Vishal Mahadkar’s Blood Money takes a germ of an idea from the Hollywood movie Blood Diamond (diamonds that are mined in war torn African countries and used to fund a host of other evils across the world.)   After that it’s a Bhatt formula of greed, conflict, repentance, redemption.  Only here, the conflict is a nagging wife Arzoo (Amrita Puri), who has a penchant for falling asleep at dining tables.

Kunal’s sneering Machiavellian boss Zaveri (Manish Chaudhary—costume and expression duplicated from Rocket Singh) and is nasty brother (Sandiip Sikcand) run a shady operation, but also show Kunal a good life—fancy car,  gourmet meals, swank office, sexy secretary—to quell any pangs of conscience.

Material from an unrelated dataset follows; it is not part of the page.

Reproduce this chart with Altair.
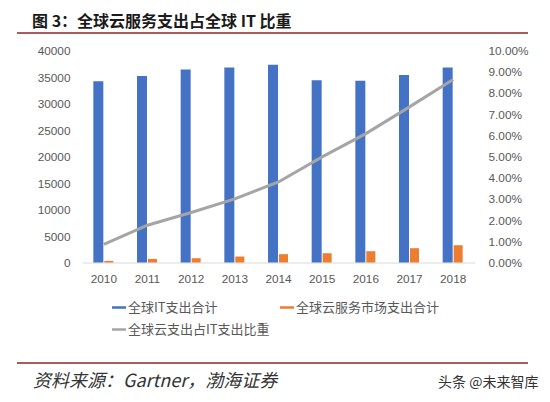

A trip to Angola and Kunal figures out the connection between diamond smuggling and bomb blasts in Mumbai—shown on TV in case the audience doesn’t get it.  But he seems more concerned about the wife leaving him, and in Bhatt films, a man deals with problems by drinking and brawling. And yes, a vague Bhatt-film stamped song has to be wailing on the soundtrack.

The thin storyline gets sillier by the minute when Kunal decides to do something; the wife actually shrills on the phone, “I don’t want to return to Mumbai as a widow.”  So at least you know the ketchup spouting knife wound on his side won’t be fatal.  The script is flat and doesn’t even go into the intricacies of the issue they are dealing with.  The film with its relatively short running time, just leaves the viewer to fill in the blanks.

This kind of role has been patented by Emran Hashmi, who manages that wicked insouciance that Kunal Khemu cannot manage— his expression to cover any problem is a pursed-lipped frown.  None of the other actors measure up—performances and music used to be a dependable factor in Bhatt films.  Blood Money is an indifferently made film, and it shows.